Fake Polaroid

I like Lomography

Lomo
Lomo

Lomographers are a cult of photographers who take images using analogue (film) cameras. They scorn the pixel and prefer the chemical. Their nomenclature arises from a Russian camera called a Lomo. It is a 35mm pocket camera which is none too reliable and records remarkably good images. The original is now replaced by a newer and apparently more reliable version which sell’s for 300 pounds. A touch too expensive for my pocket. The originals can be purchased and repaired for half this amount, and I still wouldn’t buy one.

The Lomography occultist will pick up any camera and feed it with an old and outdated film. Shooting from the hip and without a care for exposure, focus or composition they record anything without a second thought. There are millions of images on the Lomography website taken by renegade snappers, intent on creating obscure analogue art. Sometimes they succeed, most often they fail. Who cares? No one, the method is random and random is the domain of genius.

Here is the official story:

“The Lomographic Society International was founded in 1992 by a group of Viennese students after they discovered the LCA, a camera created by LOMO PLC of Saint Petersburg, Russia. Lomography started as an art movement through which the students put on exhibitions of photos within Vienna; the art movement then developed into a commercial enterprise.”

The House of Fame
Polaroid SX70 ?

The commercial side of Lomography is astounding: I’ll bet it is a multi-million euro business. And good luck to them, it is a fun hobby and is safer than ten litres of Belgian strawberry lager and a packet of pretzels.

Imaging with Lomography cameras is expensive and none more so than the Polaroid aspect of the genre. Eight images can cost sixteen euro, and it is a hit or miss process. To my mind if the desire is to use the Polaroid SX70 and a few packs of film: a sawn-off shotgun is an essential accessory. Robbing banks is an integral part of the Polaroid ‘snapshot’ process.

Buy the camera (€150) two packs of film (€34) and sixteen frames later the photographer has to perform an act of self-persuasion: his artistic self; needs extraordinary influence to convince his conscious mind the compositions are not blurred and pastel images. The creative being see’s them as Picasso abstract: Does the conscious mind see artistic perfection? No: the photos are what they were in the 1970’s instant, blurred, snapshots. End of story.

 

Fake Polaroids
Fake Polaroids

Or is it? If the lotto rainbow filled my pot of gold, I’d use the medium once a week. Every image has a unique finger-print and sometimes (very rarely) an instant Polaroid of an old VW Beetle becomes a symbol of contemporary art.

For the moment I’ll use the iPhone to take square images.

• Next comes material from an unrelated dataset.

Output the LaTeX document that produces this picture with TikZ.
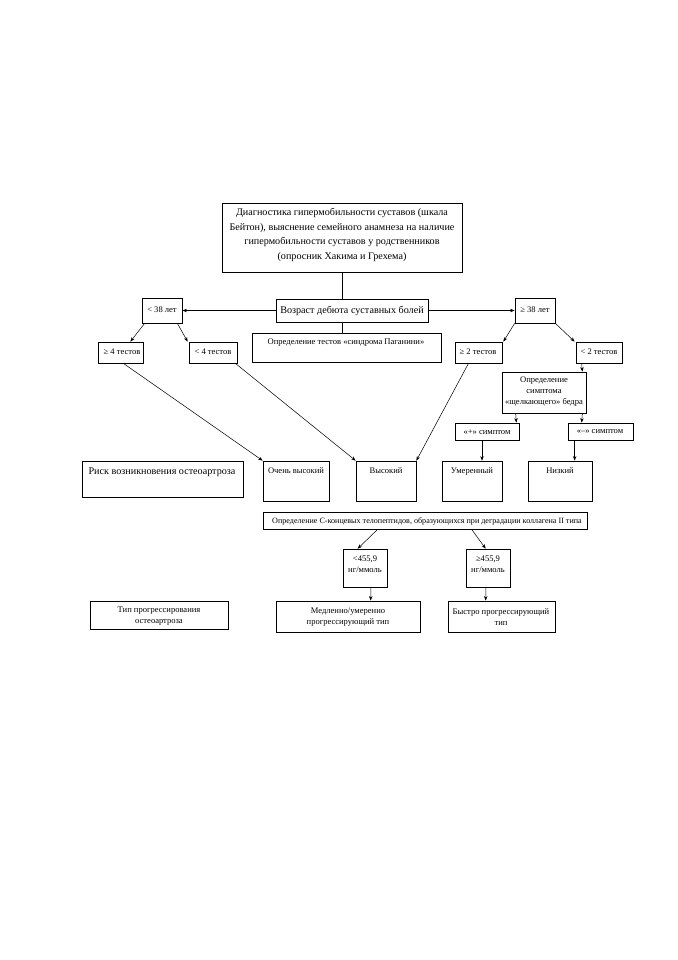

These are transferred into the Photos app on the Mac and a few tweaks added. Plug in my Epson and print square on 6X4 glossy. Out with the craft knife: cut off the top of the print – Hey! Fake Polaroids: and why not? Until I can justify two pounds an image, Epson counterfeit will have to suffice.

Fakes rule today

There is also a ‘Polaroid Filter’ App which can be downloaded onto the iPhone if the desire is to really fake it. I’ll reveiw this another time.